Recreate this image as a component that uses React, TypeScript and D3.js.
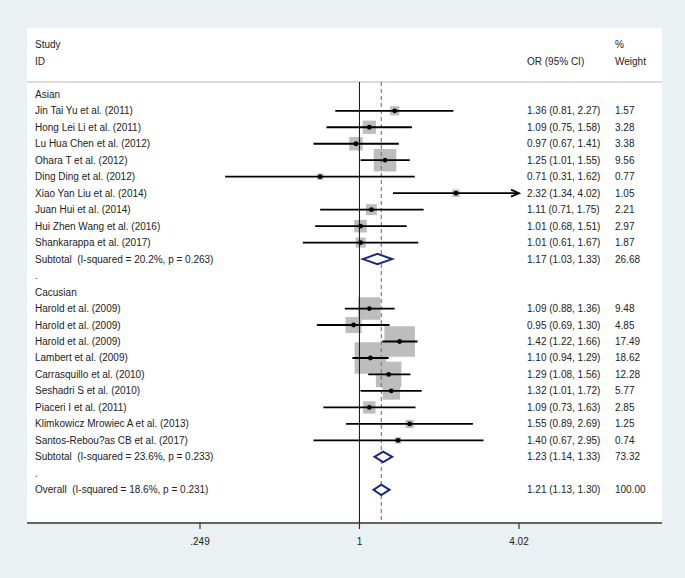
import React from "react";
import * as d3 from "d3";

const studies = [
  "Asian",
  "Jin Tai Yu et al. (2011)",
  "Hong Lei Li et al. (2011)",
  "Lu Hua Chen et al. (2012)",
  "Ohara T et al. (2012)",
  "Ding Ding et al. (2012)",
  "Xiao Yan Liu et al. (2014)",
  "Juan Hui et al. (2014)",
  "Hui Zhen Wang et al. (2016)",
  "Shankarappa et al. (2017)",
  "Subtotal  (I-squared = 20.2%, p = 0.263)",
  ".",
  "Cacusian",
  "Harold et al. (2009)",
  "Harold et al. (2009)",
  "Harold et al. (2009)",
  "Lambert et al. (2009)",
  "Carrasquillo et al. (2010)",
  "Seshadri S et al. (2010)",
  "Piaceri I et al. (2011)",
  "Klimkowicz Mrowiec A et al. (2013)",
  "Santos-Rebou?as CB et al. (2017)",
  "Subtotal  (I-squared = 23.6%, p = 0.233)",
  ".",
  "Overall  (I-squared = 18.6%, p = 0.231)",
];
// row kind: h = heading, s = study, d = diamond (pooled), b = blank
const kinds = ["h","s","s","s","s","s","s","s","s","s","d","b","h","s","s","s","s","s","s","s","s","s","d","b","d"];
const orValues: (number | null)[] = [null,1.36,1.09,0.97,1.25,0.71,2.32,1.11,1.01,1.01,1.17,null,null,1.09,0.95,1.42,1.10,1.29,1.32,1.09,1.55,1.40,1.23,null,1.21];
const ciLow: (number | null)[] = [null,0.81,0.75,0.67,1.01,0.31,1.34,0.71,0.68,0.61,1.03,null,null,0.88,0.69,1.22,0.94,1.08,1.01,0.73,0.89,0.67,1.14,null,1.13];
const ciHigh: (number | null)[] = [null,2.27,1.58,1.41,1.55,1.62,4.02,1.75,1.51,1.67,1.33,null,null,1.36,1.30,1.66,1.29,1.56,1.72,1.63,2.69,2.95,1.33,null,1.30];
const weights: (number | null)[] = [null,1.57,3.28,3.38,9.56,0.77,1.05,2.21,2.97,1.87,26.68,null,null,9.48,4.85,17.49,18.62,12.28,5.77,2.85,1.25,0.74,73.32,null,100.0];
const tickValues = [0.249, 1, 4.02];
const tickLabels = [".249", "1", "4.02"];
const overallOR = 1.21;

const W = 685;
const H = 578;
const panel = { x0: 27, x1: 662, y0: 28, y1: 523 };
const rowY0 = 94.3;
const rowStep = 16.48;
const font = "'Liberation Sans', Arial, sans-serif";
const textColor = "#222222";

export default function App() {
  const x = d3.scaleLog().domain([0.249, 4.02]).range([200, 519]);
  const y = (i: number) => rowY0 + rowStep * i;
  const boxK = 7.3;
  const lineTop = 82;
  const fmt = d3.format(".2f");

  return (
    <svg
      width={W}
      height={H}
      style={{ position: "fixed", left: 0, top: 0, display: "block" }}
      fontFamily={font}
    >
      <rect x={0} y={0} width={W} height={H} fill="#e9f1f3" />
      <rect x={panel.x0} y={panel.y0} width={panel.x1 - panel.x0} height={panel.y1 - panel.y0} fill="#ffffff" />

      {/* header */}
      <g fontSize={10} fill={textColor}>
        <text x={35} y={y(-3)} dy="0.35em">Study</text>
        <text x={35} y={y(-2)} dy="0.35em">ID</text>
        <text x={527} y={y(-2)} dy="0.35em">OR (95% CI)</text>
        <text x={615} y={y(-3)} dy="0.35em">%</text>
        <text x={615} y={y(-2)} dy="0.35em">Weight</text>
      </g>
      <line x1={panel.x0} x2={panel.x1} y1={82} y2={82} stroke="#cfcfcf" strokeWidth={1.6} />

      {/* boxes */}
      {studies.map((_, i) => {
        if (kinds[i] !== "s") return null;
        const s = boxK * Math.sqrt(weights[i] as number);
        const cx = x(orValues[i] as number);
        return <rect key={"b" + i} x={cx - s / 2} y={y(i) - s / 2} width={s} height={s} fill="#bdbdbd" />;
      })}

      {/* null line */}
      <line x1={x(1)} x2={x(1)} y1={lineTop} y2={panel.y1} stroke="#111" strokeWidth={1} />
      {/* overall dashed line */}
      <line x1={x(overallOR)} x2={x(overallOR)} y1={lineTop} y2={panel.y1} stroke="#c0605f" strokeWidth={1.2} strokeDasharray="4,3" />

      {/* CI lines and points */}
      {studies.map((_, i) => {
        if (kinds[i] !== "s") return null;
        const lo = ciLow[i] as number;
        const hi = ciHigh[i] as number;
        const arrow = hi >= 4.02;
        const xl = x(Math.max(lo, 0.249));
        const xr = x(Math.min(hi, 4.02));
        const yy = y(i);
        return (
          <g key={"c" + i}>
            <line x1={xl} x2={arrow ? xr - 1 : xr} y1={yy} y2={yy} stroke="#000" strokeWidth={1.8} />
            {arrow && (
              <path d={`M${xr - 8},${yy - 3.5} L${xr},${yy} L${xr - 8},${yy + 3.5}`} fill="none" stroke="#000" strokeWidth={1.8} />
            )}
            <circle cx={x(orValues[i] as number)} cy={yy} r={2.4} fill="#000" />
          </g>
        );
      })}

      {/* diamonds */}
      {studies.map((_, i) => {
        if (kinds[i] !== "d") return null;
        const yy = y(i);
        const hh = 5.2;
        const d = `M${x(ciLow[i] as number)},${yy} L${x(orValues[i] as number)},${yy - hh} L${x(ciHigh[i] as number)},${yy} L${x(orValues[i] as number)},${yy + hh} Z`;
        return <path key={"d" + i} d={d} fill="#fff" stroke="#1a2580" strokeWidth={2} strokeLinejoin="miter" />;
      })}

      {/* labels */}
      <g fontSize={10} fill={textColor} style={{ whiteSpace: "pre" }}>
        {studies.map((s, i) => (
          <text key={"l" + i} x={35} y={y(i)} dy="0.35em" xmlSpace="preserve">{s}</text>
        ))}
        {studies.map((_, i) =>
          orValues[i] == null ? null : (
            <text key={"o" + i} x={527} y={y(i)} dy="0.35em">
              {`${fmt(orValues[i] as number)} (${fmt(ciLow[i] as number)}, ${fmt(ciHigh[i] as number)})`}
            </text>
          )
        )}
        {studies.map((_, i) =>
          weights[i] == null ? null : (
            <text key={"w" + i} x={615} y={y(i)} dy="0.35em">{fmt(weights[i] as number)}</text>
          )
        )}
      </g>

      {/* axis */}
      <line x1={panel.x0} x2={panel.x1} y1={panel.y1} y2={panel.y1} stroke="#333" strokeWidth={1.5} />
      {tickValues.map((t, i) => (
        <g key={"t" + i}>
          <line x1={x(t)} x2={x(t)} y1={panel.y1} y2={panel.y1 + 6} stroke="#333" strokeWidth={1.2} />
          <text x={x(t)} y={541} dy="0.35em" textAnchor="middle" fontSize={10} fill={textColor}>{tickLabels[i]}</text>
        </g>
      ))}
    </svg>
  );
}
- - - - - - -
Requirements -
Omitting all pictures, restate exactly the lines of the material from its start through the line that contains "import * as".

Output of the exercise -
Recreate this image as a component that uses React, TypeScript and D3.js.
import React from "react";
import * as d3 from "d3";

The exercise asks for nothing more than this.